#### TASK PROMPT:
All of the lines below are to be transcribed faithfully, with pictures excluded from the copy.

#### GIVEN MATERIAL:
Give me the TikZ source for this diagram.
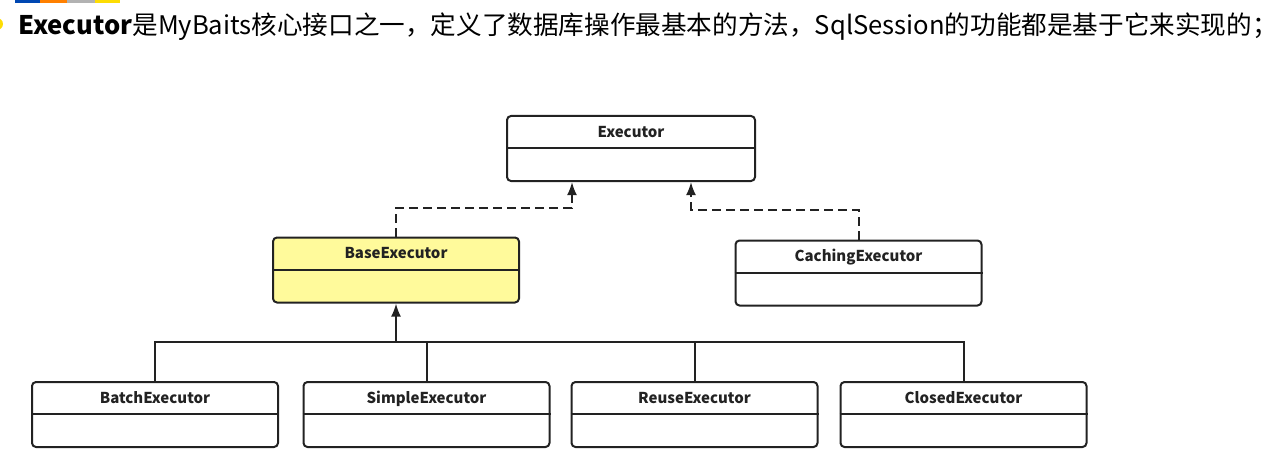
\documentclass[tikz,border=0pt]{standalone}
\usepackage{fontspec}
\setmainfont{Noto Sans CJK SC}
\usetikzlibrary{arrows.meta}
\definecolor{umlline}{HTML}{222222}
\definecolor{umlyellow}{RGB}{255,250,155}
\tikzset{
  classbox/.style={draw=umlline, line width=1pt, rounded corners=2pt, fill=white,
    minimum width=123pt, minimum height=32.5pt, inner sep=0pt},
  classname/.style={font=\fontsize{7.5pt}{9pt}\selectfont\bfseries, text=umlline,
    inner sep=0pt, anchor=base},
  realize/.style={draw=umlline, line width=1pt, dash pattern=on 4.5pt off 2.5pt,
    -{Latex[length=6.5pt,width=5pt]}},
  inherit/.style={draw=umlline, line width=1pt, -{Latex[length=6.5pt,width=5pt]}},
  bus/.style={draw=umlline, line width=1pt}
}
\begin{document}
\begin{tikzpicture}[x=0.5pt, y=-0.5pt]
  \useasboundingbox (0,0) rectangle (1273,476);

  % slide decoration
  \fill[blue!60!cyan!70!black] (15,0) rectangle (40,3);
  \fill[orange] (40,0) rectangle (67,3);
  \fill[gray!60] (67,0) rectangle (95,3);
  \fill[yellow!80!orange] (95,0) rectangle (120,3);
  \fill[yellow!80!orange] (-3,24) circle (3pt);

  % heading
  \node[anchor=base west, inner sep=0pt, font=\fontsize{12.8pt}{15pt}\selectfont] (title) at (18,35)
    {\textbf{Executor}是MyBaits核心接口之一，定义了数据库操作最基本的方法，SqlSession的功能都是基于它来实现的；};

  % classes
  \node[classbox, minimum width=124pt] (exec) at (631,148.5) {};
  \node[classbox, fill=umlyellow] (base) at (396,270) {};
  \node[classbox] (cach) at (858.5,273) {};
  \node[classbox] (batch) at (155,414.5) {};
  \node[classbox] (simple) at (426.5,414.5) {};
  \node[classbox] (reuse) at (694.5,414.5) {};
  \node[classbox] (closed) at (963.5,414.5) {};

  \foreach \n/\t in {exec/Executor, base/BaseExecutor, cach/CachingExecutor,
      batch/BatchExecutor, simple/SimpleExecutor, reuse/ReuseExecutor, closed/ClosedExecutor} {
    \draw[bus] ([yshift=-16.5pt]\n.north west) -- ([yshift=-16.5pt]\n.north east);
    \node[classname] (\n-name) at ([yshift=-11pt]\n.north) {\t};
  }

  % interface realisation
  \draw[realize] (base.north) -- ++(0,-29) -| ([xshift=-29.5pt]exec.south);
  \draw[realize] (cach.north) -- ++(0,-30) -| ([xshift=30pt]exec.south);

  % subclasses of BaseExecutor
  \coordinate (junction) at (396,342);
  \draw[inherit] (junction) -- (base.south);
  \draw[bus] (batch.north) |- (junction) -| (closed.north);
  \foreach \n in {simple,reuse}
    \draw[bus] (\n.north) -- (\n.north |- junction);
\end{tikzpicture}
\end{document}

#### FINISHED TASK:
Give me the TikZ source for this diagram.
\documentclass[tikz,border=0pt]{standalone}
\usepackage{fontspec}
\setmainfont{Noto Sans CJK SC}
\usetikzlibrary{arrows.meta}
\definecolor{umlline}{HTML}{222222}
\definecolor{umlyellow}{RGB}{255,250,155}
\tikzset{
  classbox/.style={draw=umlline, line width=1pt, rounded corners=2pt, fill=white,
    minimum width=123pt, minimum height=32.5pt, inner sep=0pt},
  classname/.style={font=\fontsize{7.5pt}{9pt}\selectfont\bfseries, text=umlline,
    inner sep=0pt, anchor=base},
  realize/.style={draw=umlline, line width=1pt, dash pattern=on 4.5pt off 2.5pt,
    -{Latex[length=6.5pt,width=5pt]}},
  inherit/.style={draw=umlline, line width=1pt, -{Latex[length=6.5pt,width=5pt]}},
  bus/.style={draw=umlline, line width=1pt}
}
\begin{document}
\begin{tikzpicture}[x=0.5pt, y=-0.5pt]
  \useasboundingbox (0,0) rectangle (1273,476);

  % slide decoration
  \fill[blue!60!cyan!70!black] (15,0) rectangle (40,3);
  \fill[orange] (40,0) rectangle (67,3);
  \fill[gray!60] (67,0) rectangle (95,3);
  \fill[yellow!80!orange] (95,0) rectangle (120,3);
  \fill[yellow!80!orange] (-3,24) circle (3pt);

  % heading
  \node[anchor=base west, inner sep=0pt, font=\fontsize{12.8pt}{15pt}\selectfont] (title) at (18,35)
    {\textbf{Executor}是MyBaits核心接口之一，定义了数据库操作最基本的方法，SqlSession的功能都是基于它来实现的；};

  % classes
  \node[classbox, minimum width=124pt] (exec) at (631,148.5) {};
  \node[classbox, fill=umlyellow] (base) at (396,270) {};
  \node[classbox] (cach) at (858.5,273) {};
  \node[classbox] (batch) at (155,414.5) {};
  \node[classbox] (simple) at (426.5,414.5) {};
  \node[classbox] (reuse) at (694.5,414.5) {};
  \node[classbox] (closed) at (963.5,414.5) {};

  \foreach \n/\t in {exec/Executor, base/BaseExecutor, cach/CachingExecutor,
      batch/BatchExecutor, simple/SimpleExecutor, reuse/ReuseExecutor, closed/ClosedExecutor} {
    \draw[bus] ([yshift=-16.5pt]\n.north west) -- ([yshift=-16.5pt]\n.north east);
    \node[classname] (\n-name) at ([yshift=-11pt]\n.north) {\t};
  }

  % interface realisation
  \draw[realize] (base.north) -- ++(0,-29) -| ([xshift=-29.5pt]exec.south);
  \draw[realize] (cach.north) -- ++(0,-30) -| ([xshift=30pt]exec.south);

  % subclasses of BaseExecutor
  \coordinate (junction) at (396,342);
  \draw[inherit] (junction) -- (base.south);
  \draw[bus] (batch.north) |- (junction) -| (closed.north);
  \foreach \n in {simple,reuse}
    \draw[bus] (\n.north) -- (\n.north |- junction);
\end{tikzpicture}
\end{document}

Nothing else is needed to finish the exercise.